→ Written instruction
Set down all of the data that follows word for word, without the images.

·····

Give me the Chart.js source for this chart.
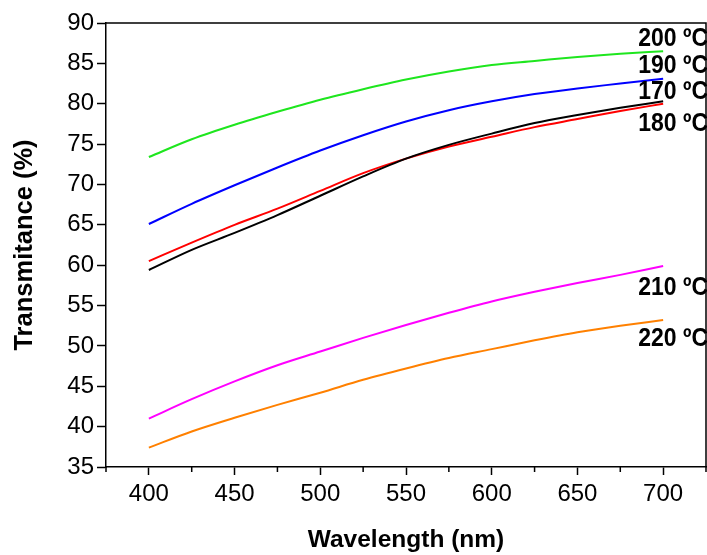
<!DOCTYPE html>
<html>
<head>
<meta charset="utf-8">
<script src="https://cdn.jsdelivr.net/npm/chart.js@4"></script>
<style>
  html, body { margin: 0; padding: 0; background: #fff; }
  #wrap { width: 707px; height: 555px; }
</style>
</head>
<body>
<div id="wrap"><canvas id="myChart" width="707" height="555"></canvas></div>
<script>
// wavelength points (nm)
const wavelengths = [400, 425, 450, 475, 500, 525, 550, 575, 600, 625, 650, 675, 700];

// transmittance (%) per annealing temperature
const t170 = [59.4, 61.9, 64.0, 66.2, 68.6, 71.0, 73.2, 74.9, 76.3, 77.6, 78.6, 79.5, 80.3];
const t180 = [60.5, 62.8, 65.0, 67.0, 69.2, 71.4, 73.2, 74.7, 75.9, 77.1, 78.1, 79.1, 80.0];
const t190 = [65.1, 67.6, 69.9, 72.1, 74.2, 76.1, 77.8, 79.2, 80.3, 81.2, 81.9, 82.5, 83.1];
const t200 = [73.4, 75.6, 77.4, 79.0, 80.5, 81.8, 83.0, 84.0, 84.8, 85.3, 85.8, 86.2, 86.5];
const t210 = [41.0, 43.4, 45.6, 47.6, 49.3, 51.0, 52.6, 54.1, 55.5, 56.7, 57.8, 58.8, 59.9];
const t220 = [37.4, 39.4, 41.1, 42.7, 44.2, 45.8, 47.2, 48.5, 49.6, 50.7, 51.7, 52.5, 53.2];

// tick values
const xMajorTicks = [400, 450, 500, 550, 600, 650, 700];
const xMinorTicks = [375, 425, 475, 525, 575, 625, 675, 725];

// end labels and the value they sit at
const curveLabels = ['200 ºC', '190 ºC', '170 ºC', '180 ºC', '210 ºC', '220 ºC'];
const labelValues = [88.1, 84.7, 81.5, 77.5, 57.2, 50.9];

const FONT = '"Liberation Sans", Arial, sans-serif';

function pts(arr) {
  return arr.map((v, i) => ({ x: wavelengths[i], y: v }));
}

function ds(arr, color) {
  return {
    data: pts(arr),
    borderColor: color,
    borderWidth: 2,
    pointRadius: 0,
    cubicInterpolationMode: 'monotone',
    fill: false
  };
}

// frame, minor ticks and curve labels
const extras = {
  id: 'extras',
  afterDraw(chart) {
    const { ctx, chartArea: a, scales } = chart;
    ctx.save();
    ctx.strokeStyle = '#000';
    ctx.lineWidth = 1.5;
    ctx.beginPath();
    ctx.moveTo(a.left, a.top);
    ctx.lineTo(a.right, a.top);
    ctx.lineTo(a.right, a.bottom);
    ctx.stroke();

    ctx.beginPath();
    xMinorTicks.forEach(v => {
      const px = scales.x.getPixelForValue(v);
      ctx.moveTo(px, a.bottom);
      ctx.lineTo(px, a.bottom + 5);
    });
    ctx.stroke();

    // text in the source is a bit taller than wide, so stretch vertically
    ctx.fillStyle = '#000';
    ctx.font = 'bold 23px ' + FONT;
    ctx.textAlign = 'right';
    ctx.textBaseline = 'middle';
    curveLabels.forEach((t, i) => {
      const py = scales.y.getPixelForValue(labelValues[i]);
      ctx.save();
      ctx.translate(a.right + 2, py);
      ctx.scale(1, 1.15);
      ctx.fillText(t, 0, 0);
      ctx.restore();
    });
    ctx.restore();
  }
};

const ctx = document.getElementById('myChart');

new Chart(ctx, {
  type: 'line',
  data: {
    datasets: [
      ds(t200, '#1ee61e'),
      ds(t190, '#0000ff'),
      ds(t170, '#000000'),
      ds(t180, '#ff0000'),
      ds(t210, '#ff00ff'),
      ds(t220, '#ff8000')
    ]
  },
  options: {
    responsive: false,
    animation: false,
    layout: { padding: { left: 0, top: 23, right: 1, bottom: 0 } },
    plugins: { legend: { display: false }, tooltip: { enabled: false } },
    scales: {
      x: {
        type: 'linear',
        min: 375,
        max: 725,
        afterBuildTicks: s => { s.ticks = xMajorTicks.map(v => ({ value: v })); },
        afterFit: s => { s.height = 88; },
        grid: { drawOnChartArea: false, tickLength: 8, tickColor: '#000', tickWidth: 1.5 },
        border: { color: '#000', width: 1.5 },
        ticks: { color: '#000', font: { family: FONT, size: 24 }, padding: 5, maxRotation: 0 },
        title: {
          display: true,
          text: 'Wavelength (nm)',
          color: '#000',
          font: { family: FONT, size: 24.5, weight: 'bold' },
          padding: { top: 0, bottom: 0 }
        }
      },
      y: {
        min: 35,
        max: 90,
        ticks: { stepSize: 5, color: '#000', font: { family: FONT, size: 24 }, padding: 3 },
        afterFit: s => { s.width = 106; },
        grid: { drawOnChartArea: false, tickLength: 9, tickColor: '#000', tickWidth: 1.5 },
        border: { color: '#000', width: 1.5 },
        title: {
          display: true,
          text: 'Transmitance (%)',
          color: '#000',
          font: { family: FONT, size: 25.5, weight: 'bold' },
          padding: { top: 10, bottom: 0 }
        }
      }
    }
  },
  plugins: [extras]
});
</script>
</body>
</html>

·····

→ Solution to this problem
Give me the Chart.js source for this chart.
<!DOCTYPE html>
<html>
<head>
<meta charset="utf-8">
<script src="https://cdn.jsdelivr.net/npm/chart.js@4"></script>
<style>
  html, body { margin: 0; padding: 0; background: #fff; }
  #wrap { width: 707px; height: 555px; }
</style>
</head>
<body>
<div id="wrap"><canvas id="myChart" width="707" height="555"></canvas></div>
<script>
// wavelength points (nm)
const wavelengths = [400, 425, 450, 475, 500, 525, 550, 575, 600, 625, 650, 675, 700];

// transmittance (%) per annealing temperature
const t170 = [59.4, 61.9, 64.0, 66.2, 68.6, 71.0, 73.2, 74.9, 76.3, 77.6, 78.6, 79.5, 80.3];
const t180 = [60.5, 62.8, 65.0, 67.0, 69.2, 71.4, 73.2, 74.7, 75.9, 77.1, 78.1, 79.1, 80.0];
const t190 = [65.1, 67.6, 69.9, 72.1, 74.2, 76.1, 77.8, 79.2, 80.3, 81.2, 81.9, 82.5, 83.1];
const t200 = [73.4, 75.6, 77.4, 79.0, 80.5, 81.8, 83.0, 84.0, 84.8, 85.3, 85.8, 86.2, 86.5];
const t210 = [41.0, 43.4, 45.6, 47.6, 49.3, 51.0, 52.6, 54.1, 55.5, 56.7, 57.8, 58.8, 59.9];
const t220 = [37.4, 39.4, 41.1, 42.7, 44.2, 45.8, 47.2, 48.5, 49.6, 50.7, 51.7, 52.5, 53.2];

// tick values
const xMajorTicks = [400, 450, 500, 550, 600, 650, 700];
const xMinorTicks = [375, 425, 475, 525, 575, 625, 675, 725];

// end labels and the value they sit at
const curveLabels = ['200 ºC', '190 ºC', '170 ºC', '180 ºC', '210 ºC', '220 ºC'];
const labelValues = [88.1, 84.7, 81.5, 77.5, 57.2, 50.9];

const FONT = '"Liberation Sans", Arial, sans-serif';

function pts(arr) {
  return arr.map((v, i) => ({ x: wavelengths[i], y: v }));
}

function ds(arr, color) {
  return {
    data: pts(arr),
    borderColor: color,
    borderWidth: 2,
    pointRadius: 0,
    cubicInterpolationMode: 'monotone',
    fill: false
  };
}

// frame, minor ticks and curve labels
const extras = {
  id: 'extras',
  afterDraw(chart) {
    const { ctx, chartArea: a, scales } = chart;
    ctx.save();
    ctx.strokeStyle = '#000';
    ctx.lineWidth = 1.5;
    ctx.beginPath();
    ctx.moveTo(a.left, a.top);
    ctx.lineTo(a.right, a.top);
    ctx.lineTo(a.right, a.bottom);
    ctx.stroke();

    ctx.beginPath();
    xMinorTicks.forEach(v => {
      const px = scales.x.getPixelForValue(v);
      ctx.moveTo(px, a.bottom);
      ctx.lineTo(px, a.bottom + 5);
    });
    ctx.stroke();

    // text in the source is a bit taller than wide, so stretch vertically
    ctx.fillStyle = '#000';
    ctx.font = 'bold 23px ' + FONT;
    ctx.textAlign = 'right';
    ctx.textBaseline = 'middle';
    curveLabels.forEach((t, i) => {
      const py = scales.y.getPixelForValue(labelValues[i]);
      ctx.save();
      ctx.translate(a.right + 2, py);
      ctx.scale(1, 1.15);
      ctx.fillText(t, 0, 0);
      ctx.restore();
    });
    ctx.restore();
  }
};

const ctx = document.getElementById('myChart');

new Chart(ctx, {
  type: 'line',
  data: {
    datasets: [
      ds(t200, '#1ee61e'),
      ds(t190, '#0000ff'),
      ds(t170, '#000000'),
      ds(t180, '#ff0000'),
      ds(t210, '#ff00ff'),
      ds(t220, '#ff8000')
    ]
  },
  options: {
    responsive: false,
    animation: false,
    layout: { padding: { left: 0, top: 23, right: 1, bottom: 0 } },
    plugins: { legend: { display: false }, tooltip: { enabled: false } },
    scales: {
      x: {
        type: 'linear',
        min: 375,
        max: 725,
        afterBuildTicks: s => { s.ticks = xMajorTicks.map(v => ({ value: v })); },
        afterFit: s => { s.height = 88; },
        grid: { drawOnChartArea: false, tickLength: 8, tickColor: '#000', tickWidth: 1.5 },
        border: { color: '#000', width: 1.5 },
        ticks: { color: '#000', font: { family: FONT, size: 24 }, padding: 5, maxRotation: 0 },
        title: {
          display: true,
          text: 'Wavelength (nm)',
          color: '#000',
          font: { family: FONT, size: 24.5, weight: 'bold' },
          padding: { top: 0, bottom: 0 }
        }
      },
      y: {
        min: 35,
        max: 90,
        ticks: { stepSize: 5, color: '#000', font: { family: FONT, size: 24 }, padding: 3 },
        afterFit: s => { s.width = 106; },
        grid: { drawOnChartArea: false, tickLength: 9, tickColor: '#000', tickWidth: 1.5 },
        border: { color: '#000', width: 1.5 },
        title: {
          display: true,
          text: 'Transmitance (%)',
          color: '#000',
          font: { family: FONT, size: 25.5, weight: 'bold' },
          padding: { top: 10, bottom: 0 }
        }
      }
    }
  },
  plugins: [extras]
});
</script>
</body>
</html>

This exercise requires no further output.